Quand je réussissais, qu’on me félicitait, que j’avais l’air fort·e, que j’« accomplissais » quelque chose, je pensais avoir gagné le droit de m’aimer.
Les jours où je passais une mauvaise journée, où je faisais des erreurs, où je me sentais en désordre, où je m’effondrais émotionnellement, une autre phrase montait en moi :
« Dans cet état-là, tu n’es pas aimable. »
Personne ne me l’a jamais dit avec une telle dureté.
C’est moi qui me le disais.
C’est pourquoi l’idée de l’amour de soi n’a jamais sonné tout à fait authentique à mes oreilles.
Parce que je m’imaginais toujours dans ma version la plus bien rangée.
Et m’aimer dans cet état-là ne me semblait pas si difficile.
Ce qui était difficile, c’était ceci : Supporter de me voir dans ma version la plus désordonnée.
As-tu des phrases que tu utilises pour ne pas t’aimer ?
Les phrases que l’on se dit sont comme de petites roues dentées qui rongent peu à peu notre estime de nous-mêmes.
Je m’en suis rendu compte bien plus tard.
« C’était bien le minimum qu’on pouvait attendre de toi. »
« Qui voudrait s’embêter avec toi, de toute façon ? »
« Dans cet état, tu ne mérites personne. »
« De toute façon, tu es toujours insuffisant·e. »
Si j’avais dit ne serait-ce qu’une de ces phrases à quelqu’un d’autre, j’en aurais été mal à l’aise pendant des jours.
Mais en me les répétant sans cesse, elles ont commencé à paraître normales.
Ne pas s’aimer n’est pas toujours une haine bruyante ; c’est parfois une résignation sournoise.

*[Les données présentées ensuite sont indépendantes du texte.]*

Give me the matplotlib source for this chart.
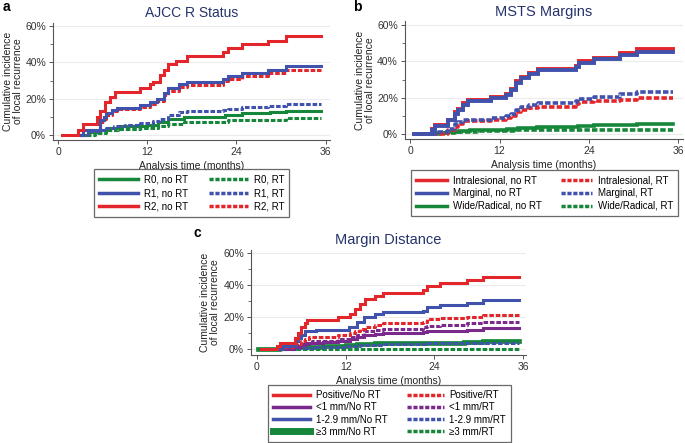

« Je suis comme ça », et faire de la douleur qu’on s’inflige à soi-même une partie de sa vie.
À un moment, j’ai remarqué ceci : J’avais accumulé tellement de raisons de ne pas m’aimer que je ne cherchais même plus le moindre prétexte pour pouvoir m’aimer.

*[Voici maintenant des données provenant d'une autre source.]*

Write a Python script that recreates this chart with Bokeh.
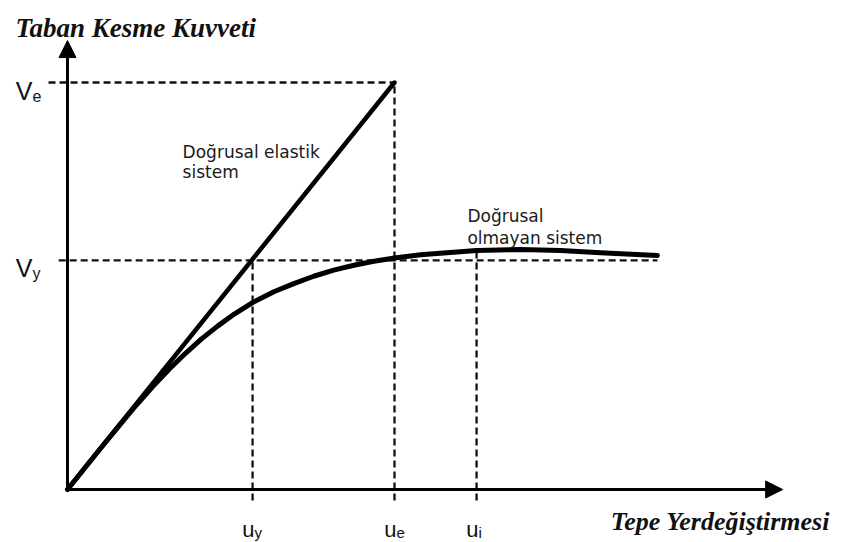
from bokeh.plotting import figure
from bokeh.models import Range1d, Arrow, NormalHead, Label
from bokeh.embed import file_html
from bokeh.resources import INLINE
from bokeh.core.properties import value

# ---- data (normalised units: u_e = 1, V_e = 1) ----
u_names = ["y", "e", "i"]
u_vals = [0.566, 1.0, 1.251]
u_tops = [0.563, 1.0, 0.587]          # where each vertical guide meets the curve/lines

V_names = ["e", "y"]
V_vals = [1.0, 0.563]
V_ends = [1.0, 1.804]                 # right end of each horizontal guide

elastic_x = [0.0, 1.0]
elastic_y = [0.0, 1.0]

nonlin_x = [0.0, 0.10, 0.16, 0.21, 0.26, 0.31, 0.36, 0.41, 0.46, 0.51, 0.567,
            0.631, 0.692, 0.753, 0.814, 0.876, 0.937, 1.0, 1.08, 1.16, 1.251,
            1.385, 1.508, 1.63, 1.804]
nonlin_y = [0.0, 0.100, 0.159, 0.207, 0.2525, 0.295, 0.334, 0.370, 0.402, 0.431,
            0.460, 0.486, 0.506, 0.524, 0.539, 0.551, 0.561, 0.569, 0.577, 0.582,
            0.587, 0.590, 0.587, 0.582, 0.575]

x_axis_end = 2.187
y_axis_end = 1.103

W, H = 845, 542
p = figure(width=W, height=H, x_range=Range1d(-0.2049, 2.3792),
           y_range=Range1d(-0.1302, 1.2015), output_backend="svg",
           toolbar_location=None, x_axis_type=None, y_axis_type=None,
           min_border=0, outline_line_color=None)
p.grid.visible = False
p.background_fill_color = "white"
p.border_fill_color = "white"

DASH = "7 4"
# guides
p.segment(x0=u_vals, y0=[-0.027] * 3, x1=u_vals, y1=u_tops,
          line_color="#111111", line_width=2.3, line_dash=DASH)
p.segment(x0=[-0.058, -0.027], y0=V_vals, x1=V_ends, y1=V_vals,
          line_color="#111111", line_width=2.3, line_dash=DASH)

# axes with arrows
head = dict(size=17, fill_color="black", line_color="black")
p.add_layout(Arrow(end=NormalHead(**head), x_start=0, y_start=0, x_end=x_axis_end,
                   y_end=0, line_width=3, line_color="black"))
p.add_layout(Arrow(end=NormalHead(**head), x_start=0, y_start=0, x_end=0,
                   y_end=y_axis_end, line_width=3, line_color="black"))

# curves
p.line(elastic_x, elastic_y, line_color="black", line_width=4.5, line_cap="round")
p.line(nonlin_x, nonlin_y, line_color="black", line_width=5,
       line_join="round", line_cap="round")

SANS = value("Liberation Sans")
# V labels
p.text(x=[0, 0], y=V_vals, text=["V", "V"], x_offset=-35, y_offset=8,
       text_align="right", text_baseline="alphabetic", text_font=SANS,
       text_font_size="25px", text_color="#111111")
p.text(x=[0, 0], y=V_vals, text=V_names, x_offset=-35, y_offset=13,
       text_align="left", text_baseline="alphabetic", text_font=SANS,
       text_font_size="16px", text_color="#111111")
# u labels
p.text(x=u_vals, y=[0] * 3, text=["u"] * 3, x_offset=2, y_offset=40,
       text_align="right", text_baseline="alphabetic", text_font=SANS,
       text_font_size="22px", text_color="#111111")
p.text(x=u_vals, y=[0] * 3, text=u_names, x_offset=2, y_offset=43,
       text_align="left", text_baseline="alphabetic", text_font=SANS,
       text_font_size="15px", text_color="#111111")

# annotations
ann = dict(text_font="DejaVu Sans", text_font_size="17px", text_color="#1a1a1a",
           text_baseline="alphabetic")
p.add_layout(Label(x=0.352, y=0.830, text="Doğrusal elastik", **ann))
p.add_layout(Label(x=0.352, y=0.779, text="sistem", **ann))
p.add_layout(Label(x=1.223, y=0.673, text="Doğrusal", **ann))
p.add_layout(Label(x=1.223, y=0.619, text="olmayan sistem", **ann))

ttl = dict(text_font="Liberation Serif", text_font_style="bold italic",
           text_color="#111111", text_baseline="alphabetic")
p.add_layout(Label(x=-0.159, y=1.135, text="Taban Kesme Kuvveti",
                   text_font_size="27px", **ttl))
p.add_layout(Label(x=1.661, y=-0.079, text="Tepe Yerdeğiştirmesi",
                   text_font_size="26px", **ttl))

open("out.html", "w").write(file_html(p, INLINE))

S’aimer, ce n’est pas admirer sa version parfaite...
Un jour, une phrase m’a traversé l’esprit :
« Je ne peux pas m’aimer, parce que je suis si imparfait·e. »
Puis je me suis arrêté·e.
« Si tu étais parfait·e, qui aimerais-tu ? » me suis-je demandé.
S’aimer, ce n’est pas admirer sa version parfaite.

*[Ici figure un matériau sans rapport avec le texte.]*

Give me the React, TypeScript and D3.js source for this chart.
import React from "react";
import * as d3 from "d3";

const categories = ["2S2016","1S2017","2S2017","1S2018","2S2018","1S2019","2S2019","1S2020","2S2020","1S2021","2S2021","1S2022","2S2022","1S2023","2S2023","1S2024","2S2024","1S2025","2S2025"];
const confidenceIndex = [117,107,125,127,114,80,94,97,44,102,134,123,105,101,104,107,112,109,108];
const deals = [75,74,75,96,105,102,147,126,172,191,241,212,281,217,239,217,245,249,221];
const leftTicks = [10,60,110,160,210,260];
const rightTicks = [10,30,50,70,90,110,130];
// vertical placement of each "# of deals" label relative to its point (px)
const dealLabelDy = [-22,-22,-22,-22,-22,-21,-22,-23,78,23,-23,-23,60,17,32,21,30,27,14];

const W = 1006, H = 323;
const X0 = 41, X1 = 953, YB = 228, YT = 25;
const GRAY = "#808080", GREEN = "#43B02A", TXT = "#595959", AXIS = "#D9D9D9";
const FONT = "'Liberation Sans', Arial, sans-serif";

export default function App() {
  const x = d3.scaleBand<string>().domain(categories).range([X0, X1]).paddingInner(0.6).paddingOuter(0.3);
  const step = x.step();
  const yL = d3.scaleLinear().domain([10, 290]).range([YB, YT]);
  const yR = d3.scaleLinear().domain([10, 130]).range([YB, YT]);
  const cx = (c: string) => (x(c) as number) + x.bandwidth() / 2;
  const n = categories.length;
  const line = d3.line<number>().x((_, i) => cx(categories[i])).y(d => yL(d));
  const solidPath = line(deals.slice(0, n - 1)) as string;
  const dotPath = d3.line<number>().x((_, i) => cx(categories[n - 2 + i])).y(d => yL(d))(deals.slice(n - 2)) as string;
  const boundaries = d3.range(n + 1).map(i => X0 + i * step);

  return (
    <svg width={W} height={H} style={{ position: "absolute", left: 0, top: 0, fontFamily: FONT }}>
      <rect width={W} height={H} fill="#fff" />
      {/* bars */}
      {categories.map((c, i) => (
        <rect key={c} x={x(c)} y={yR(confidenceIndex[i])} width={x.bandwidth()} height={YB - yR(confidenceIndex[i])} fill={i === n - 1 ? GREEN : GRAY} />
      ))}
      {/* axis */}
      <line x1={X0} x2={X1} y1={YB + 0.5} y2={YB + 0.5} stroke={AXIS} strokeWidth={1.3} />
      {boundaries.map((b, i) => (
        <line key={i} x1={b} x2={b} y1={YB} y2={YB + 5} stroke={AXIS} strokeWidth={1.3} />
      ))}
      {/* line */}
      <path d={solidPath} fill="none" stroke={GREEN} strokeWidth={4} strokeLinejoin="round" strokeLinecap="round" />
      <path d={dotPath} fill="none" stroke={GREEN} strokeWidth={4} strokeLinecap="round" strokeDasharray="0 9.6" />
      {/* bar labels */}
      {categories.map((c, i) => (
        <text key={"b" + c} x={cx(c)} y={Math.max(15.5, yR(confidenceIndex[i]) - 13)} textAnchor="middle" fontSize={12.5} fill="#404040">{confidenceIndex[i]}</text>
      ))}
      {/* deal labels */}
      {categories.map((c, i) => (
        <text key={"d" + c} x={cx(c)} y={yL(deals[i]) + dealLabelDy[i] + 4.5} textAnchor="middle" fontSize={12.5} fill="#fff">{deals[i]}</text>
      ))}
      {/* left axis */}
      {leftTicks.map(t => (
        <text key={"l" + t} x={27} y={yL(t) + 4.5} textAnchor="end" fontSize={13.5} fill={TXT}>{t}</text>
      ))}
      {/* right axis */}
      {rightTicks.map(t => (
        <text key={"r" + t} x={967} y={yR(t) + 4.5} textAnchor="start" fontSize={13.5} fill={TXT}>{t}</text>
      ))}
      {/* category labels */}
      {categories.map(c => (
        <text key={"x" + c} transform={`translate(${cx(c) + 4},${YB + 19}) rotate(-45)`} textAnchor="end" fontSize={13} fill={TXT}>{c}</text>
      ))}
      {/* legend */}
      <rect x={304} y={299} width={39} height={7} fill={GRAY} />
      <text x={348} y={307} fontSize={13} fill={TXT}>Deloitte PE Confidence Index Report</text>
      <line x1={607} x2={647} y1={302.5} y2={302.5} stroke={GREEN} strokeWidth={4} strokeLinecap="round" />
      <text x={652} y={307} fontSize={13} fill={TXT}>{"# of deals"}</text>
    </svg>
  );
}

S’aimer, c’est apprendre à ne pas rejeter sa version imparfaite.
S’aimer, ce n’est pas ne jamais se tromper ; c’est ne pas s’exécuter quand on se trompe.
S’aimer, ce n’est pas ne jamais être blessé·e ; c’est ne pas se piétiner quand on l’est.
S’aimer, ce n’est pas être toujours fort·e ; c’est considérer même son état le plus fragile comme humain.
Je l’ai compris très tard.
Quand une personne s’aime, elle n’efface pas ses défauts ; elle apprend à les serrer, eux aussi, contre son cœur.
Les chemins vers moi-même : Non pas de l’extérieur vers l’intérieur, mais de l’intérieur vers l’intérieur.
En écrivant Les chemins vers moi-même, j’ai réalisé que j’avais toujours cherché la route de l’extérieur vers l’intérieur.
Je croyais pouvoir atteindre mon propre centre à travers l’approbation, l’amour ou l’admiration de quelqu’un.
« S’ils m’aiment, alors je pourrai m’aimer. »
« S’ils me choisissent, alors je me verrai comme digne. »
« S’ils me reconnaissent, alors je me donnerai raison. »
C’est un chemin épuisant.
Parce qu’il dépend constamment de l’extérieur.
Et l’extérieur est changeant.
Mais peu à peu, tout au long du livre, j’ai vu ceci :
Mon chemin n’est pas de l’extérieur vers l’intérieur, mais de l’intérieur vers l’intérieur.
Les chemins vers moi-même passe surtout par les fissures où j’ai cessé de fuir devant moi.
M’aimer, ce n’est pas briller grâce à une lumière venue de l’extérieur ; c’est ouvrir une à une les portes des pièces que je garde fermées en moi depuis des années.
Une sensation de retour à la maison...
J’avais toujours imaginé le retour à moi comme la découverte d’un « nouveau moi ».
Mais la vraie sensation, ce n’est pas de rencontrer quelqu’un de nouveau ; c’est comme revenir dans une maison que tu as négligée depuis longtemps.
Tu ouvres la porte.
L’intérieur est un peu en désordre.
Certaines pièces sont poussiéreuses.
Dans certains tiroirs, il y a des objets oubliés.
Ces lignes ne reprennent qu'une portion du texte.